Cuba has just announced a gradual border reopening, deeming it an appropriate time after “the proved effectiveness of the vaccination campaign”, stating that the progress made suggests that 90% of the population will be fully vaccinated by November.
The Ministry of Tourism reported that “health protocols will be made more flexible upon the arrival of travelers, focusing on monitoring symptomatic patients and temperature checks. In addition, diagnostic tests will be carried out at random, PCR will not be required upon arrival, and vaccination certificates will be allowed.”

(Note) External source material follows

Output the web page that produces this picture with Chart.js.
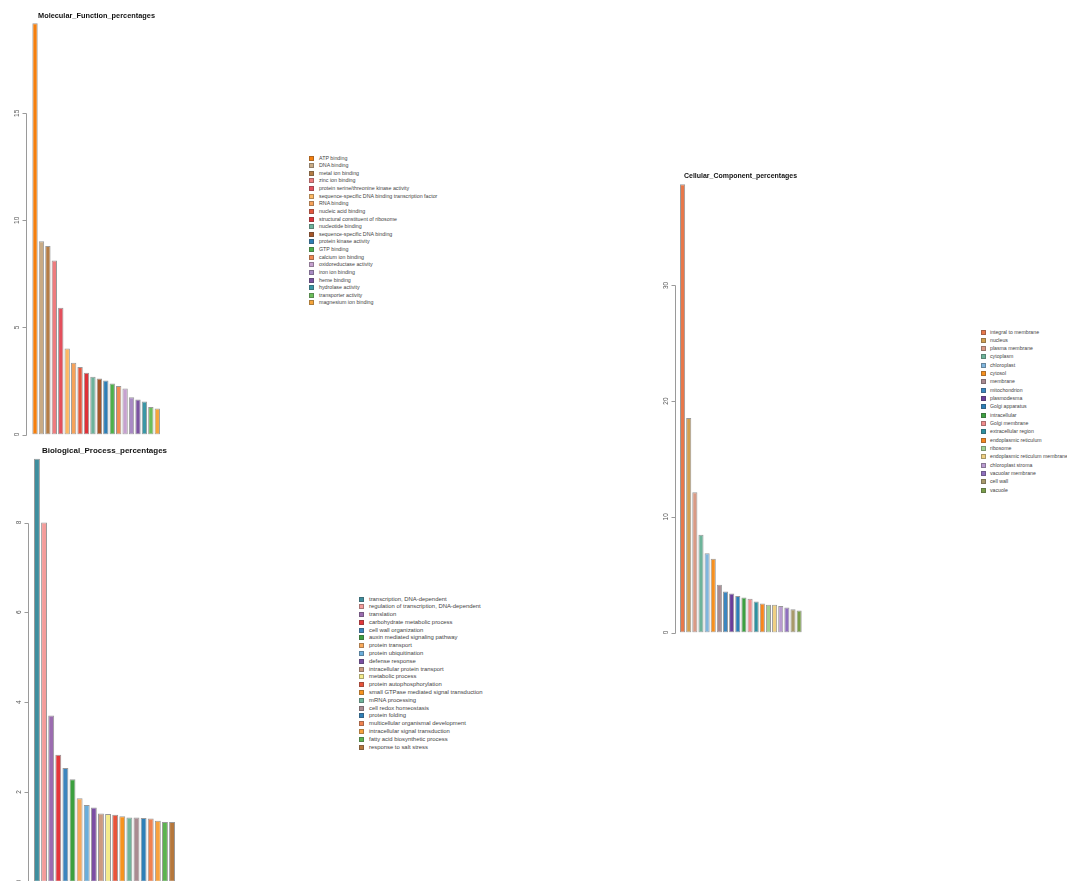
<!DOCTYPE html>
<html>
<head>
<meta charset="utf-8">
<script src="https://cdn.jsdelivr.net/npm/chart.js@4.4.1/dist/chart.umd.min.js"></script>
<style>
  html, body { margin: 0; padding: 0; background: #fff; width: 1067px; height: 881px; overflow: hidden; }
  canvas { position: absolute; }
  .title { position: absolute; font: bold 8px "Liberation Sans", Arial, sans-serif; color: #111; white-space: nowrap; transform-origin: left top; }
  .legend { position: absolute; font-family: "Liberation Sans", Arial, sans-serif; color: #444; }
  .legend .row { position: absolute; left: 0; white-space: nowrap; }
  .legend .sw { position: absolute; left: 0; width: 3px; height: 3px; border: 1px solid rgba(60,60,60,0.4); }
</style>
</head>
<body>
<canvas id="mf" width="200" height="450" style="left:0;top:0"></canvas>
<canvas id="bp" width="200" height="470" style="left:0;top:430px"></canvas>
<canvas id="cc" width="200" height="480" style="left:640px;top:170px"></canvas>

<script>
// GO term distributions (percent of annotated genes)
const mfCategories = ["ATP binding", "DNA binding", "metal ion binding", "zinc ion binding",
  "protein serine/threonine kinase activity", "sequence-specific DNA binding transcription factor",
  "RNA binding", "nucleic acid binding", "structural constituent of ribosome", "nucleotide binding",
  "sequence-specific DNA binding", "protein kinase activity", "GTP binding", "calcium ion binding",
  "oxidoreductase activity", "iron ion binding", "heme binding", "hydrolase activity",
  "transporter activity", "magnesium ion binding"];
const mfValues = [19.2, 9.03, 8.8, 8.13, 5.92, 4.02, 3.35, 3.15, 2.88, 2.70,
  2.62, 2.52, 2.38, 2.26, 2.15, 1.74, 1.64, 1.54, 1.29, 1.21];
const mfTicks = [0, 5, 10, 15];

const bpCategories = ["transcription, DNA-dependent", "regulation of transcription, DNA-dependent",
  "translation", "carbohydrate metabolic process", "cell wall organization",
  "auxin mediated signaling pathway", "protein transport", "protein ubiquitination",
  "defense response", "intracellular protein transport", "metabolic process",
  "protein autophosphorylation", "small GTPase mediated signal transduction", "mRNA processing",
  "cell redox homeostasis", "protein folding", "multicellular organismal development",
  "intracellular signal transduction", "fatty acid biosynthetic process", "response to salt stress"];
const bpValues = [9.42, 8.0, 3.70, 2.83, 2.53, 2.28, 1.86, 1.71, 1.65, 1.52,
  1.51, 1.49, 1.46, 1.43, 1.43, 1.42, 1.41, 1.36, 1.33, 1.33];
const bpTicks = [0, 2, 4, 6, 8];

const ccCategories = ["integral to membrane", "nucleus", "plasma membrane", "cytoplasm", "chloroplast",
  "cytosol", "membrane", "mitochondrion", "plasmodesma", "Golgi apparatus", "intracellular",
  "Golgi membrane", "extracellular region", "endoplasmic reticulum", "ribosome",
  "endoplasmic reticulum membrane", "chloroplast stroma", "vacuolar membrane", "cell wall", "vacuole"];
const ccValues = [38.75, 18.53, 12.13, 8.44, 6.86, 6.37, 4.12, 3.54, 3.37, 3.15,
  3.03, 2.91, 2.68, 2.51, 2.39, 2.39, 2.28, 2.16, 2.02, 1.90];
const ccTicks = [0, 10, 20, 30];

// palettes
const mfColors = ['#F57F0E','#C9AB85','#B57D45','#EE7C7E','#E44F5C','#FDB863','#F6A25A','#E5573E','#DF3138','#6DB29B',
  '#A65628','#2E7EB5','#4DAF4A','#F28A52','#C6A1CF','#A98BC4','#7A52A0','#3A97A6','#6BBE5A','#F6A53A'];
const bpColors = ['#3E8E9E','#F49C9A','#9B6CB0','#E3363A','#3C85BE','#3CA03E','#F9A95A','#6BAEDB','#7B4EA3','#CC9A80',
  '#F4EB8A','#E8533A','#F7931E','#6FB59B','#A98B91','#2E7FB8','#F08250','#F8A23E','#5DB350','#B5773C'];
const ccColors = ['#E8784A','#D2A050','#D99A85','#6DB49A','#80B6DE','#F7901E','#A98A91','#3A86C0','#6A3D9A','#2C7FB8',
  '#3CA040','#F28C8C','#2E90A0','#F7861D','#A0D092','#EFD082','#B99BD0','#8F6FBE','#A89A6A','#7A9E4A'];

// base-graphics style y axis: line only between first and last tick, rotated labels
const baseAxis = {
  id: 'baseAxis',
  afterDraw(chart, args, opts) {
    const y = chart.scales.y, ctx = chart.ctx, ticks = opts.ticks, x = opts.x + 0.5;
    const top = y.getPixelForValue(ticks[ticks.length - 1]);
    const bot = y.getPixelForValue(ticks[0]);
    ctx.save();
    ctx.strokeStyle = '#9a9a9a';
    ctx.lineWidth = 1;
    ctx.beginPath();
    ctx.moveTo(x, Math.round(bot) + 0.5);
    ctx.lineTo(x, Math.round(top) + 0.5);
    ticks.forEach(t => {
      const p = Math.round(y.getPixelForValue(t)) + 0.5;
      ctx.moveTo(x, p);
      ctx.lineTo(x - 4, p);
    });
    ctx.stroke();
    ctx.fillStyle = '#555';
    ctx.font = '6.5px "Liberation Sans", Arial, sans-serif';
    ctx.textAlign = 'center';
    ctx.textBaseline = 'middle';
    ticks.forEach(t => {
      ctx.save();
      ctx.translate(x - 9, y.getPixelForValue(t));
      ctx.rotate(-Math.PI / 2);
      ctx.fillText(String(t), 0, 0);
      ctx.restore();
    });
    ctx.restore();
  }
};

function drawBars(id, labels, values, colors, pad, yMax, ticks, axisX) {
  return new Chart(document.getElementById(id), {
    type: 'bar',
    data: {
      labels: labels,
      datasets: [{
        data: values,
        backgroundColor: colors,
        borderColor: 'rgba(70,70,70,0.55)',
        borderWidth: 1,
        borderSkipped: false,
        categoryPercentage: 1,
        barPercentage: 1 / 1.2
      }]
    },
    options: {
      responsive: false,
      animation: false,
      devicePixelRatio: 1,
      layout: { padding: pad },
      scales: {
        x: { display: false },
        y: { display: false, min: 0, max: yMax }
      },
      plugins: {
        legend: { display: false },
        tooltip: { enabled: false },
        baseAxis: { ticks: ticks, x: axisX }
      }
    },
    plugins: [baseAxis]
  });
}

const charts = [
  drawBars('mf', mfCategories, mfValues, mfColors, { left: 31.8, right: 39.5, top: 14.8, bottom: 15.5 }, 19.6, mfTicks, 26),
  drawBars('bp', bpCategories, bpValues, bpColors, { left: 33.4, right: 24.4, top: 11.7, bottom: 18.3 }, 9.8, bpTicks, 28),
  drawBars('cc', ccCategories, ccValues, ccColors, { left: 39.5, right: 37.8, top: 5.5, bottom: 17.5 }, 39.5, ccTicks, 35)
];

function addTitle(text, left, top, width) {
  const d = document.createElement('div');
  d.className = 'title';
  d.textContent = text;
  document.body.appendChild(d);
  d.style.left = left + 'px';
  d.style.top = top + 'px';
  const w = d.getBoundingClientRect().width;
  d.style.transform = 'scaleX(' + (width / w) + ')';
}
addTitle('Molecular_Function_percentages', 38, 11, 117);
addTitle('Biological_Process_percentages', 42, 446, 125);
addTitle('Cellular_Component_percentages', 684, 171, 113);

// legends built from each chart's labels and bar colours
function addLegend(chart, left, top, step, fontPx, textGap) {
  const box = document.createElement('div');
  box.className = 'legend';
  box.style.left = left + 'px';
  box.style.top = top + 'px';
  box.style.fontSize = fontPx + 'px';
  const ds = chart.data.datasets[0];
  chart.data.labels.forEach((lab, i) => {
    const row = document.createElement('div');
    row.className = 'row';
    row.style.top = (i * step) + 'px';
    row.style.lineHeight = '5px';
    row.style.height = '5px';
    const sw = document.createElement('span');
    sw.className = 'sw';
    sw.style.top = '0px';
    sw.style.background = ds.backgroundColor[i];
    const tx = document.createElement('span');
    tx.style.position = 'absolute';
    tx.style.left = textGap + 'px';
    tx.style.top = '0px';
    tx.textContent = lab;
    row.appendChild(sw);
    row.appendChild(tx);
    box.appendChild(row);
  });
  document.body.appendChild(box);
}
addLegend(charts[0], 309, 155.5, 7.63, 5.3, 10);
addLegend(charts[1], 359, 596.5, 7.79, 5.9, 10);
addLegend(charts[2], 981, 329.5, 8.32, 5.2, 9);
</script>
</body>
</html>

The reopening of the tourist market following the travel restrictions imposed since the beginning of the pandemic is set for November 15. Since January, flights from the United States, Mexico, Panama, the Bahamas, Haiti, the Dominican Republic, and Colombia have been reduced to a minimum. Meanwhile, domestic tourism will gradually resume based on epidemiological indicators of each region.
As confirmed by the Cuban Directory, the Cuban Airport and Services Company (ECASA) is preparing for the border reopening by improving conditions to increase commercial flights to and from Cuba.
According to data submitted by Aviacionline through CIRIUM, flights in Cuba will go from 930 in October, to 1,345 in November, and 2,077 in December. This shows a significant increase in flights for the last months of 2021, and a clear contrast compared to March, which went from having 1,300 to 400 flights after the restrictions, affecting mainly American Airlines, Jet Blue, Southwest Airlines, Viva Aerobus, Aeromar and Copa Airlines.
The strategy of the authorities to boost the tourism industry and business sector was also revealed by a recent report of the National Statistics Office of Cuba (ONEI). Their semi-annual investment report on Cuba shows how the Government favors business services, real estate and rental activities (which include tourism), over other sectors, such as public health and education.
Business services, real estate and rental received 45.5% of the total investment compared to 3.1% for agriculture, 0.8% on public health and 0.6% for science and innovation.
The accumulated data in Cuba from January to June 2021 shows that in “business services, real estate and rental (which include tourism)” investment was 56.8 times greater than in health and 14.5 higher than in the agricultural industry.
In the middle of the pandemic, with hotels empty due to the lack of tourists, overcrowded hospitals, shortage of medicines, medical supplies and food, the Government has opted for the construction of new tourist facilities and the expansion of other ones.